In this mode, the Trimaran plugin uses a deployed load-watcher service in the cluster as depicted in the figure below. A watcherAddress configuration parameter is required to define the load-watcher service endpoint. For example,

watcherAddress: http://xxxx.svc.cluster.local:2020

Instructions on how to build and deploy the load-watcher can be found here. The load-watcher service may also be deployed in the same scheduler pod, following the tutorial here.

load-watcher as a service

load-watcher as a library #

In this mode, the Trimaran plugin embeds the load-watcher as a library, which in turn accesses the configured metrics provider. In this case, we have three configuration parameters: metricProvider.type, metricProvider.address and metricProvider.token.

load-watcher as a library

The configuration parameters should be set as follows.

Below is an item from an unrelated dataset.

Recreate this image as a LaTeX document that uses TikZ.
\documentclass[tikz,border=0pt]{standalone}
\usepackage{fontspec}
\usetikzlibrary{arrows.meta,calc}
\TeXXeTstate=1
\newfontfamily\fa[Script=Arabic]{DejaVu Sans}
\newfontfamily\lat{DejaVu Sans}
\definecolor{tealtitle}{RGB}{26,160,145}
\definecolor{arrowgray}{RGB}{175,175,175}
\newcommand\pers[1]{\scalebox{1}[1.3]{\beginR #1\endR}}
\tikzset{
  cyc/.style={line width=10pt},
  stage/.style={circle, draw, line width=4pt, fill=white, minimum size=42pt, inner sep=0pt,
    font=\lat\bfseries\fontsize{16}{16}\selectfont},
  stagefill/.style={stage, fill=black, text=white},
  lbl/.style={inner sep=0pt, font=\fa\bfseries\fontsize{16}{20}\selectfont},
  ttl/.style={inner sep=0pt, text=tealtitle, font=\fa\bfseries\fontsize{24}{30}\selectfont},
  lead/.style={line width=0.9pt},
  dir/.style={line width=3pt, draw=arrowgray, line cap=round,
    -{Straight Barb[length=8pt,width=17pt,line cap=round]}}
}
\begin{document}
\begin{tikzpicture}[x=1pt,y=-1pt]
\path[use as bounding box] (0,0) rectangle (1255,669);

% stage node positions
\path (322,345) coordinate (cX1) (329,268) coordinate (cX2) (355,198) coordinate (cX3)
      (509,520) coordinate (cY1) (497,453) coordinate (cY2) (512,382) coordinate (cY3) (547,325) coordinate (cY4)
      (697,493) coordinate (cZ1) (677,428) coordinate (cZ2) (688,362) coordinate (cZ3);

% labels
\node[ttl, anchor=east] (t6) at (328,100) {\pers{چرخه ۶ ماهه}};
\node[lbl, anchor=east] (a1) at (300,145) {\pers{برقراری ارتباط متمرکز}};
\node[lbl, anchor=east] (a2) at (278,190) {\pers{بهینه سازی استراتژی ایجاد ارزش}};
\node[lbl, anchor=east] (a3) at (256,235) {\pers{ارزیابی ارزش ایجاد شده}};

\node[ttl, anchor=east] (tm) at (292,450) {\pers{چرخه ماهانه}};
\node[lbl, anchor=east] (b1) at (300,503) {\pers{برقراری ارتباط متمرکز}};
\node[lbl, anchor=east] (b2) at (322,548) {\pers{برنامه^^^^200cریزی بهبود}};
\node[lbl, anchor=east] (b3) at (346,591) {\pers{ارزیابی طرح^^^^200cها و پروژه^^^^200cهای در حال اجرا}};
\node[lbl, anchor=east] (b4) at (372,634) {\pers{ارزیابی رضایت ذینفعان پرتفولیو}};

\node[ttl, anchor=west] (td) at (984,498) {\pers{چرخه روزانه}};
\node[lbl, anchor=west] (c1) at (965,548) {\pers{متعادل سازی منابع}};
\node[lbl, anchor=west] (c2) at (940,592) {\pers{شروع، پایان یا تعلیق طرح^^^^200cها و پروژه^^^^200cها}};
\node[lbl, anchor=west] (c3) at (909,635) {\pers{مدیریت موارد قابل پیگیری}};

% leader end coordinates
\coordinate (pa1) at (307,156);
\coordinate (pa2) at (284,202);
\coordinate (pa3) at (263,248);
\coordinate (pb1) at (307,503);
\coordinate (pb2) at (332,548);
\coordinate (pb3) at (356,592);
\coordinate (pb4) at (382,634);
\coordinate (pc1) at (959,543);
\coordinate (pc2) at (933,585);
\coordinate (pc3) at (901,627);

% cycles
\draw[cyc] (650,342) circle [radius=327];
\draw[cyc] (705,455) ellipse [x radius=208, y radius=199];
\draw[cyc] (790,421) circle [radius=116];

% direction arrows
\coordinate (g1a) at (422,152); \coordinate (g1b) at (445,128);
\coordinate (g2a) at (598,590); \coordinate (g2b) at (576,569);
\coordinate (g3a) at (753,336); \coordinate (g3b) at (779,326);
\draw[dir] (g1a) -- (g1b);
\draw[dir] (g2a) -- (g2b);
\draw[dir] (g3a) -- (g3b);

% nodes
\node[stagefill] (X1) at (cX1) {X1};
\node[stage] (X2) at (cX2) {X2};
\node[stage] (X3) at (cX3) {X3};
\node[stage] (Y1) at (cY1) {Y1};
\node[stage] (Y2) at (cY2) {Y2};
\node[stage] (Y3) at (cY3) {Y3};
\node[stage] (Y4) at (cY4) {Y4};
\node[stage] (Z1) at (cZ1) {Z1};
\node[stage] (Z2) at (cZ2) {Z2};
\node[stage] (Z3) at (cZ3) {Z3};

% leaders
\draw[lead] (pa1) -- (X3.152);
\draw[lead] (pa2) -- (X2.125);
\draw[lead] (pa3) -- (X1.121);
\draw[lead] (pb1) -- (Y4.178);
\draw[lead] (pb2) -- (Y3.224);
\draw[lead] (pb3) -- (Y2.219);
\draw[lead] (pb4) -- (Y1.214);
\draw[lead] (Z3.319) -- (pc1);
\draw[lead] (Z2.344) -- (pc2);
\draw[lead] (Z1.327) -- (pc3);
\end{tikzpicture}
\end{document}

  • metricProvider.type: the type of the metrics provider
    • KubernetesMetricsServer (default)
    • Prometheus
    • SignalFx
  • metricProvider.address: the address of the metrics provider endpoint, if needed. For the Kubernetes Metrics Server, this parameter may be ignored. For the Prometheus Server, an example setting is
    • http://prometheus-k8s.monitoring.svc.cluster.local:9090
  • metricProvider.token: set only if an authentication token is needed to access the metrics provider.

The selection of the load-watcher mode is based on the existence of a watcherAddress parameter. If it is set, then the load-watcher is in the ‘as a service’ mode, otherwise it is in the ‘as a library’ mode.

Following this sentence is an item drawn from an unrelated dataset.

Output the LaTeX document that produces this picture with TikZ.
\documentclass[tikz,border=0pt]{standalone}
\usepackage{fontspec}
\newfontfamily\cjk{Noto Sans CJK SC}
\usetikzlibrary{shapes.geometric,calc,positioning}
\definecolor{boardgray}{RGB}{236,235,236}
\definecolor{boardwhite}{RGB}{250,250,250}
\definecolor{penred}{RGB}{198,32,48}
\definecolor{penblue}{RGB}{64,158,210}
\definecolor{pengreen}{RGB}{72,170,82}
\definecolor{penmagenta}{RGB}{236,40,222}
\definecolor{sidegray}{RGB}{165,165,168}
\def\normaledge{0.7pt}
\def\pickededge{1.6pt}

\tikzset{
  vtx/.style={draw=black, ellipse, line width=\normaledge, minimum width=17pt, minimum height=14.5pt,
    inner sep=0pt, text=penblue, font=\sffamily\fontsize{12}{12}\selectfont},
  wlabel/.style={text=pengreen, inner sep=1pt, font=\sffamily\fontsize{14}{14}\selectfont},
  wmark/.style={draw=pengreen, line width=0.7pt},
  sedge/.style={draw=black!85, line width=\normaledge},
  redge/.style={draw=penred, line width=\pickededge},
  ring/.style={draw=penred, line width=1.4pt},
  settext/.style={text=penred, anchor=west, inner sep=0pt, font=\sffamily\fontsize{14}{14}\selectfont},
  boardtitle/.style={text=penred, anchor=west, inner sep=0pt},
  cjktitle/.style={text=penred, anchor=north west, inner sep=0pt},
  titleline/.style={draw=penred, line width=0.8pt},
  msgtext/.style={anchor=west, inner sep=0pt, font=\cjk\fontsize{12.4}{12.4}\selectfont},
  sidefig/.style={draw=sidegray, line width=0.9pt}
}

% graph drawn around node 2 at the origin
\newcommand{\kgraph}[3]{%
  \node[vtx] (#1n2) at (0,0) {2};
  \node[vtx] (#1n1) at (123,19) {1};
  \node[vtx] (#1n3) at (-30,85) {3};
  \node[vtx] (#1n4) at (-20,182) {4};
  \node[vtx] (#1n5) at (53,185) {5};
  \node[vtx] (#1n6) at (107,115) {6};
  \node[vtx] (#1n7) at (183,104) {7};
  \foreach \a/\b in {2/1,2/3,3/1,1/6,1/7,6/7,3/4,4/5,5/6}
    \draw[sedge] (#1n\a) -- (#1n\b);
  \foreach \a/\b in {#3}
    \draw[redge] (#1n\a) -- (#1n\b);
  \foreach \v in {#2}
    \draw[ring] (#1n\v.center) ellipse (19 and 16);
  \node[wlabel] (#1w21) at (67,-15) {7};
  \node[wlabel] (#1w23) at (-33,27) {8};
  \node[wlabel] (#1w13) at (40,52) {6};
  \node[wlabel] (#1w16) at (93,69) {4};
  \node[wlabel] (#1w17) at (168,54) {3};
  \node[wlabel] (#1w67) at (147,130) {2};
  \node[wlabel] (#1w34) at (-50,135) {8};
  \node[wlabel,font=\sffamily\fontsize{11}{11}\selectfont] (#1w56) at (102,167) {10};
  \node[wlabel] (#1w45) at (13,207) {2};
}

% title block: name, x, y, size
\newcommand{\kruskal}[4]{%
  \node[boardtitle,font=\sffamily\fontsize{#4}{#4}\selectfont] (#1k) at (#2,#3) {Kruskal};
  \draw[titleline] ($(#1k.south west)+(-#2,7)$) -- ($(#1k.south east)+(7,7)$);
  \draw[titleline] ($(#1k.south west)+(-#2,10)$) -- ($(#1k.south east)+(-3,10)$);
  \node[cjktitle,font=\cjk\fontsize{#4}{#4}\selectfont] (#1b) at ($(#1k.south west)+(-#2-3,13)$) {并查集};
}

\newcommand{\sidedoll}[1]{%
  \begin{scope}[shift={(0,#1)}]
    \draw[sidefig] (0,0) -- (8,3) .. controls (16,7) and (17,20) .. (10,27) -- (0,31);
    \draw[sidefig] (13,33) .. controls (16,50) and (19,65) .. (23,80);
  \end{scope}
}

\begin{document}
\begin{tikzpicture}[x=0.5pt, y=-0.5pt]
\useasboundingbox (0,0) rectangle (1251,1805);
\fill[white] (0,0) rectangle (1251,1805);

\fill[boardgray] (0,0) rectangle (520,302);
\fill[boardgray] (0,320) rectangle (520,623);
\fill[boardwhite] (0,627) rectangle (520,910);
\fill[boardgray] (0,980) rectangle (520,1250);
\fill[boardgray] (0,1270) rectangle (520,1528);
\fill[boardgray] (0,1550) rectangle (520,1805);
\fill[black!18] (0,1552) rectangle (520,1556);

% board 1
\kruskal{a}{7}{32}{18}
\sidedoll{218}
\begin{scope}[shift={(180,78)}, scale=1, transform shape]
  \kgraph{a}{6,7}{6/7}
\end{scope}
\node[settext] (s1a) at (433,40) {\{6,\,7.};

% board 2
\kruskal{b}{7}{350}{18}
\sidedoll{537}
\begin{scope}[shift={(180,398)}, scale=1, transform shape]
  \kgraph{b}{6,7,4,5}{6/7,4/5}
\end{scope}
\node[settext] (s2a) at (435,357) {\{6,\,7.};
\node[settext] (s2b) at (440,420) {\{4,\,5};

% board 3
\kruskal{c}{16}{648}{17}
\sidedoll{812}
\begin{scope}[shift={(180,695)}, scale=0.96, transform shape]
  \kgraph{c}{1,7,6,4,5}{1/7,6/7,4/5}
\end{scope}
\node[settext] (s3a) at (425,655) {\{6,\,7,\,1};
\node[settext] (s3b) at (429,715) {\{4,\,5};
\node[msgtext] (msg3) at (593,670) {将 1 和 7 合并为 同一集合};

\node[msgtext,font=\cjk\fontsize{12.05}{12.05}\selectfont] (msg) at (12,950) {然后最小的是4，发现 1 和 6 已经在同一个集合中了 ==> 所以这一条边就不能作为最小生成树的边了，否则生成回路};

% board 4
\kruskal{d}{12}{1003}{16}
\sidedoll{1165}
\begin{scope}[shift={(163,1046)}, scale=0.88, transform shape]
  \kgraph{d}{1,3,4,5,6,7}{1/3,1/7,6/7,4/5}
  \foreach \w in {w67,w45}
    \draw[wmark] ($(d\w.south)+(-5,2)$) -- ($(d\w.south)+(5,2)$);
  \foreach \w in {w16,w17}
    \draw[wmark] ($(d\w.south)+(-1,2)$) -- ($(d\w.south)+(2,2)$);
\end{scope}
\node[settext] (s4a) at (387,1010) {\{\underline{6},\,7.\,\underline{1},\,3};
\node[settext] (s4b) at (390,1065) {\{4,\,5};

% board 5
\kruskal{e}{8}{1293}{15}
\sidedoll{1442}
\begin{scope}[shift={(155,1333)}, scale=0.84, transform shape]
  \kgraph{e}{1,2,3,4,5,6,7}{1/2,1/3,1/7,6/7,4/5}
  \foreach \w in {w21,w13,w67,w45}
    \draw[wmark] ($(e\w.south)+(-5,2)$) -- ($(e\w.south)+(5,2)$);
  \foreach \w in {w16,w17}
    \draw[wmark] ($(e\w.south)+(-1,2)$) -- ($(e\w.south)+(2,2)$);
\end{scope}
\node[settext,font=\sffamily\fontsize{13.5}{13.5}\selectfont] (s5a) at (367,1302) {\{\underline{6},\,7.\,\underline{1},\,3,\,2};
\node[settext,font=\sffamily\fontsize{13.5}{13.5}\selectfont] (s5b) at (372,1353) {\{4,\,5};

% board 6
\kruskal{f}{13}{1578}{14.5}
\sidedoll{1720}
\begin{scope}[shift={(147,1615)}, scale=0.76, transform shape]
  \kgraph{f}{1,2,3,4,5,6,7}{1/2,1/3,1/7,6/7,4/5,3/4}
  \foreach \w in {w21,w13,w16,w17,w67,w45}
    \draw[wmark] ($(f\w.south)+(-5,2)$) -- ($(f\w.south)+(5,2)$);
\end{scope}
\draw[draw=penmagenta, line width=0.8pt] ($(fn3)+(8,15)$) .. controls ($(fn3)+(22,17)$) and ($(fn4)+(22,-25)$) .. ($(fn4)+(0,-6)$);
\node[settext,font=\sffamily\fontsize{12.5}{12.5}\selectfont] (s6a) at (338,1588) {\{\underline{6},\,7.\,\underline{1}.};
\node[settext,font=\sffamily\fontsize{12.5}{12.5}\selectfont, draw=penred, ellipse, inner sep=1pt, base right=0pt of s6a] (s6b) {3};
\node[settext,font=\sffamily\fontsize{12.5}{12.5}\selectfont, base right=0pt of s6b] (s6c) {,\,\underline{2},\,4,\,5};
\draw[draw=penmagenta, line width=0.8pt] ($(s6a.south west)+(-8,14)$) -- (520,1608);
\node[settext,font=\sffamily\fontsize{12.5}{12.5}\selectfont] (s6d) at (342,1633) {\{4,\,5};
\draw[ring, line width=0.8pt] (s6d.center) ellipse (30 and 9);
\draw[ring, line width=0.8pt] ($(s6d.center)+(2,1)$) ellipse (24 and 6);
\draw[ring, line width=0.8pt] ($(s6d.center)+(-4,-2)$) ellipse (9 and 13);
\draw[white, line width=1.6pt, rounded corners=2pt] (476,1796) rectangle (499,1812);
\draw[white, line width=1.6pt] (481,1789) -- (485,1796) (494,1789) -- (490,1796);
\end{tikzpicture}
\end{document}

In addition to the above configuration parameters, the Trimaran plugin may have its own specific parameters.

Following is an example scheduler configuration.

apiVersion: kubescheduler.config.k8s.io/v1
kind: KubeSchedulerConfiguration
leaderElection:
  leaderElect: false
profiles:
- schedulerName: trimaran
  plugins:
    score:
      enabled:
       - name: LoadVariationRiskBalancing
  pluginConfig:
  - name: LoadVariationRiskBalancing
    args:
      metricProvider:
        type: Prometheus
        address: http://prometheus-k8s.monitoring.svc.cluster.local:9090
      safeVarianceMargin: 1
      safeVarianceSensitivity: 2

Configure Prometheus Metric Provider under different environments #

  1. Invalid self-signed SSL connection error for the Prometheus metric queries The Prometheus metric queries may have invalid self-signed SSL connection error when the cluster environment disables the skipInsecureVerify option for HTTPs. In this case, you can configure insecureSkipVerify: true for metricProvider to skip the SSL verification.

    args:
      metricProvider:
        type: Prometheus
        address: http://prometheus-k8s.monitoring.svc.cluster.local:9090
        insecureSkipVerify: true
    
  2. OpenShift Prometheus authentication without tokens. The OpenShift clusters disallow non-verified clients to access its Prometheus metrics. To run the Trimaran plugin on OpenShift, you need to set an environment variable ENABLE_OPENSHIFT_AUTH=true for your trimaran scheduler deployment when run load-watcher as a library.

A note on multiple plugins #

The Trimaran plugins have different, potentially conflicting, objectives. Thus, it is recommended not to enable them concurrently. As such, they are designed to each have its own load-watcher.